Como dar parte, (com)partilhar, através do texto etnográfico, todas as possibilidades de espaços tão diversos e complexos? Como traduzimos, qual é a operação de tradução necessária para contar sobre estes mundos que são ao mesmo tempo laboratório de novas medidas de controle e de regulação migratória, e também são cenário da aceleração de diásporas previamente existentes, como a haitiana, a congolesa, a bengali e de novas diásporas, como a venezuelana? São Paulo, Chapecó e Tapachula, cidades enlaçadas diaspoticamente num intercambio de afetos e economias, com cidades aparentemente desconexas: Conakry, Daca, Cabul, Adis Abeba. Como dar parte, compartilhar, a substância e os efeitos dos enlaçamentos entre cidades do Sul do mundo?

A adoção de perspectivas translocais, à escala de cidade, tem ao menos ajudado a visualizar os corredores migratórios ampliados e os nós espaciais que dão forma a esses corredores, assim como asfunções e os significados de certas localidades. Tapachula, o golfo do Urabá colombiano e o conjunto de acampamentos no Darién estão para os corredores americanos, assim como Agadez no Níger e o Morro do Gurugú no Marrocos estão para os corredores euro-africanos pelo deserto do Saara. Mais que simples localidades, são territórios de cruzamentos e atravessamentos, são encruzilhadas globais, espaços construídos em grande medida pelo movimento, pela mobilidade humana, em constante embate com os exercícios de controle estatais, militares e a lógica de gestão das agências humanitárias internacionais.

Traduzir mundos implica tirar do anonimato, tirar das sombras o que ainda não foi narrado nem descrito. Ao narrar mundos, contar e compartilhar histórias com nossos pares, professores, estudantes e as comunidades ao redor dos nossos projetos de extensão, em contextos de migração e refúgio, somos chamados a considerar “as possibilidades políticas e estéticas dos processos de diversidade e diferença”. Este é o convite da poeta e tradutora equatoriana Cristina Salazar ao alertar-nos sobre os perigos do nacional-sedentarismo. Outro convite é muito mais próximo. Me refiro ao convite dos e das diaspóticas que organizaram o XI Fórum das Migrações na UFRJ a questionar as ausências e descontinuidades em contextos migratórios e no seu lugar, privilegiar as permanências dos laços identitários e políticos.

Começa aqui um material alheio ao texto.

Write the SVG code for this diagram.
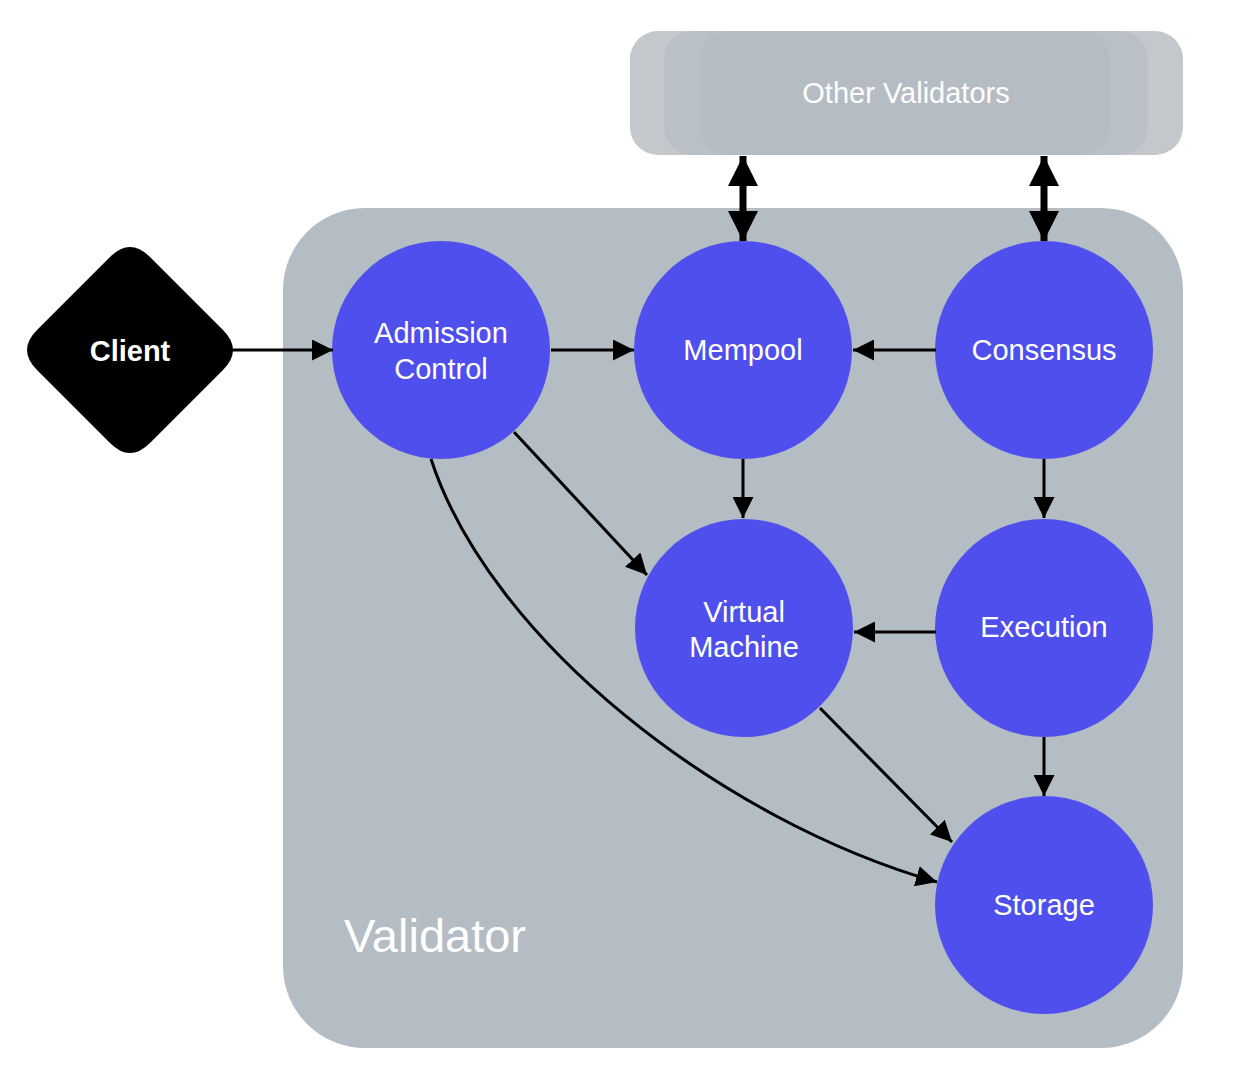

Quero juntar os dois convites num terceiro: demos conta dos encontros e desencontros entre as diversidades e as diferenças, consideremos todos os enlaçamentos digitais, mas sem deixar de lado os processos sociais que se dão em movimento, ou que são possíveis graças às mobilidades!

Nas ruas do centro de Tapachula, Naveed tinha de certa forma se apropriado do e paço público, mantinha interações com comerciantes locais e com vendedores haitianos. A reprodução da vida em espera o levava a uma rotina diária pelos mesmos lugares. Isto nos informa sobre o reconhecimento da cidade por seus habitantes temporários. Pensar nossas cidades, e nossas cidades de fronteira, a partir do movimento e das mobilidades, não necessariamente a partir dos sedentarismos, nos dá, portanto, outras possibilidades de entendimento sobre o que significa, por exemplo, residência e hábitat.

O que estamos perdendo ou deixando de narrar sobre as migrações e as experiências de mobilidade e refúgio no Sul do mundo por continuar presos aos sedentarismos?

Pensar em perspectiva de mobilidade ainda vai nos levar longe!